*Aim of the exercise*: Reproduce exactly the lines below, from the first one through the line containing "fig = go.Figure()", and omit any pictures.

*Data*:
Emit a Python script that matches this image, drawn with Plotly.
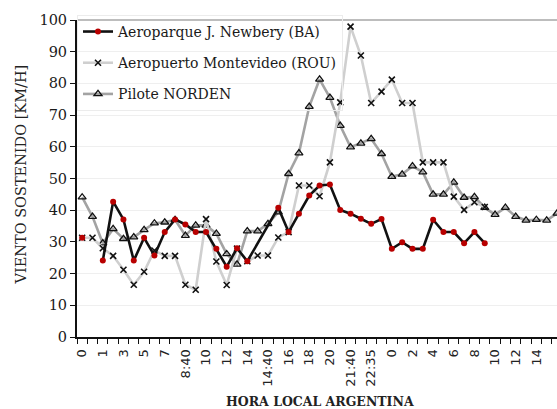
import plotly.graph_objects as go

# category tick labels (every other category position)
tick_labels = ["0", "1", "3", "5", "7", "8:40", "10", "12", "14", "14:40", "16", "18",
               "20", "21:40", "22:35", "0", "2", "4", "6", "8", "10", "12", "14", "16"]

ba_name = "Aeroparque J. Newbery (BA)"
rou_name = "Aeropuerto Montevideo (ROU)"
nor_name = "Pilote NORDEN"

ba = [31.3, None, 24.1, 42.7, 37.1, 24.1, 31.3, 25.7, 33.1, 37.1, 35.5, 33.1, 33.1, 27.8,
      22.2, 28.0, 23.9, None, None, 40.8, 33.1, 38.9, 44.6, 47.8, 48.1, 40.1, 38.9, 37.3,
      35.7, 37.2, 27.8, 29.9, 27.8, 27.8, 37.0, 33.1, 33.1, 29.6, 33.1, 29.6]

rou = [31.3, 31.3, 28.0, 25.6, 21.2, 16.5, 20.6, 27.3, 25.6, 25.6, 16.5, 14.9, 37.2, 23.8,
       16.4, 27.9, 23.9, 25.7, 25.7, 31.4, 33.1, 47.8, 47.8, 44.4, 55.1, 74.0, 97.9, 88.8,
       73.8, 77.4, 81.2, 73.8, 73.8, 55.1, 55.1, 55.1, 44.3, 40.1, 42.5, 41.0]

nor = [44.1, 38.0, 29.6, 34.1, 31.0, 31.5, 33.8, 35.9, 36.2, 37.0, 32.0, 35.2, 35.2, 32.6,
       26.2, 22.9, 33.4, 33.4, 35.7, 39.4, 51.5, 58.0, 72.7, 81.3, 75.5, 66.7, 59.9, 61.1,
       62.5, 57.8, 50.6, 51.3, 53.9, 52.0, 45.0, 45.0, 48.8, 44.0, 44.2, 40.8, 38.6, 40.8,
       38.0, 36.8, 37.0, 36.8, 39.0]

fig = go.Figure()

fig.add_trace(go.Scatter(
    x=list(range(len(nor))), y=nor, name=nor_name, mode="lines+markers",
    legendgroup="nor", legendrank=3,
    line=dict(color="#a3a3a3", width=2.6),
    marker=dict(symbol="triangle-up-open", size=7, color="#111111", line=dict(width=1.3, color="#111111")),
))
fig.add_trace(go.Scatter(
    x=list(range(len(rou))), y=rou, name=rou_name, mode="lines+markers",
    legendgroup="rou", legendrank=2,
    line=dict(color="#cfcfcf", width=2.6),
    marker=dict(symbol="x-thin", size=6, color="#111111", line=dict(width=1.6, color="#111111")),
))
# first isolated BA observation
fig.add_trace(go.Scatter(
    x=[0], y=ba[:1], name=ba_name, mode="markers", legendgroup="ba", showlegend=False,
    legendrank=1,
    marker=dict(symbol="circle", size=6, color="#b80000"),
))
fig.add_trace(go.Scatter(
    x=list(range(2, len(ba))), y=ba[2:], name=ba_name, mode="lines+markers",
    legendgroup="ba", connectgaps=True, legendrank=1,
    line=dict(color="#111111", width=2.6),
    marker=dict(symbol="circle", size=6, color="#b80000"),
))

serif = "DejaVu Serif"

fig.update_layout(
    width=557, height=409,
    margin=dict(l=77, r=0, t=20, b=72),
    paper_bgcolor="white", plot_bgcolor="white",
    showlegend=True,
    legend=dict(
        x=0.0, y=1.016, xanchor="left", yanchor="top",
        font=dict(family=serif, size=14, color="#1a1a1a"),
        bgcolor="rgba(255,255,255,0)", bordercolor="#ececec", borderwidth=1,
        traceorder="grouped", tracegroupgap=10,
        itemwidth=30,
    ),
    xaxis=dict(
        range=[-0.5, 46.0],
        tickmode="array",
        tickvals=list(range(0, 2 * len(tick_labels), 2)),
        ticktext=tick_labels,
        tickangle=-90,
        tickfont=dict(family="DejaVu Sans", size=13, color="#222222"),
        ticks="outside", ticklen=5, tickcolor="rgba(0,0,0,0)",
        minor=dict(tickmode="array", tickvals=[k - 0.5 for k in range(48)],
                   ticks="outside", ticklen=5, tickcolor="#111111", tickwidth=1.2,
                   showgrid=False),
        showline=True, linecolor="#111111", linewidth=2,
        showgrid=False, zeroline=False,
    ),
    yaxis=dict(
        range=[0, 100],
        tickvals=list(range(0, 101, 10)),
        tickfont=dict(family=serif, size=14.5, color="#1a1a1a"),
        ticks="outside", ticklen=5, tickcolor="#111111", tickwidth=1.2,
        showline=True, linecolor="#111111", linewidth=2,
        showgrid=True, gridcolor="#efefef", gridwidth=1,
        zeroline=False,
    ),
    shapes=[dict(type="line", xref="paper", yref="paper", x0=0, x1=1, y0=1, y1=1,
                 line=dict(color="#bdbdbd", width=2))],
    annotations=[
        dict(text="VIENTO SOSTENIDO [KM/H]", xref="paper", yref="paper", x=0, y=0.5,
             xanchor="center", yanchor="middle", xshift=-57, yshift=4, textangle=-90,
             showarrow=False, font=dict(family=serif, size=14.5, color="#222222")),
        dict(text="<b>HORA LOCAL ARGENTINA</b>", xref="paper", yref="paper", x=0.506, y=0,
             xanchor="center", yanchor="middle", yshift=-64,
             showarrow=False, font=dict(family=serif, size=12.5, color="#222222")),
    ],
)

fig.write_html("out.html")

*Solution to the problem*:
Emit a Python script that matches this image, drawn with Plotly.
import plotly.graph_objects as go

# category tick labels (every other category position)
tick_labels = ["0", "1", "3", "5", "7", "8:40", "10", "12", "14", "14:40", "16", "18",
               "20", "21:40", "22:35", "0", "2", "4", "6", "8", "10", "12", "14", "16"]

ba_name = "Aeroparque J. Newbery (BA)"
rou_name = "Aeropuerto Montevideo (ROU)"
nor_name = "Pilote NORDEN"

ba = [31.3, None, 24.1, 42.7, 37.1, 24.1, 31.3, 25.7, 33.1, 37.1, 35.5, 33.1, 33.1, 27.8,
      22.2, 28.0, 23.9, None, None, 40.8, 33.1, 38.9, 44.6, 47.8, 48.1, 40.1, 38.9, 37.3,
      35.7, 37.2, 27.8, 29.9, 27.8, 27.8, 37.0, 33.1, 33.1, 29.6, 33.1, 29.6]

rou = [31.3, 31.3, 28.0, 25.6, 21.2, 16.5, 20.6, 27.3, 25.6, 25.6, 16.5, 14.9, 37.2, 23.8,
       16.4, 27.9, 23.9, 25.7, 25.7, 31.4, 33.1, 47.8, 47.8, 44.4, 55.1, 74.0, 97.9, 88.8,
       73.8, 77.4, 81.2, 73.8, 73.8, 55.1, 55.1, 55.1, 44.3, 40.1, 42.5, 41.0]

nor = [44.1, 38.0, 29.6, 34.1, 31.0, 31.5, 33.8, 35.9, 36.2, 37.0, 32.0, 35.2, 35.2, 32.6,
       26.2, 22.9, 33.4, 33.4, 35.7, 39.4, 51.5, 58.0, 72.7, 81.3, 75.5, 66.7, 59.9, 61.1,
       62.5, 57.8, 50.6, 51.3, 53.9, 52.0, 45.0, 45.0, 48.8, 44.0, 44.2, 40.8, 38.6, 40.8,
       38.0, 36.8, 37.0, 36.8, 39.0]

fig = go.Figure()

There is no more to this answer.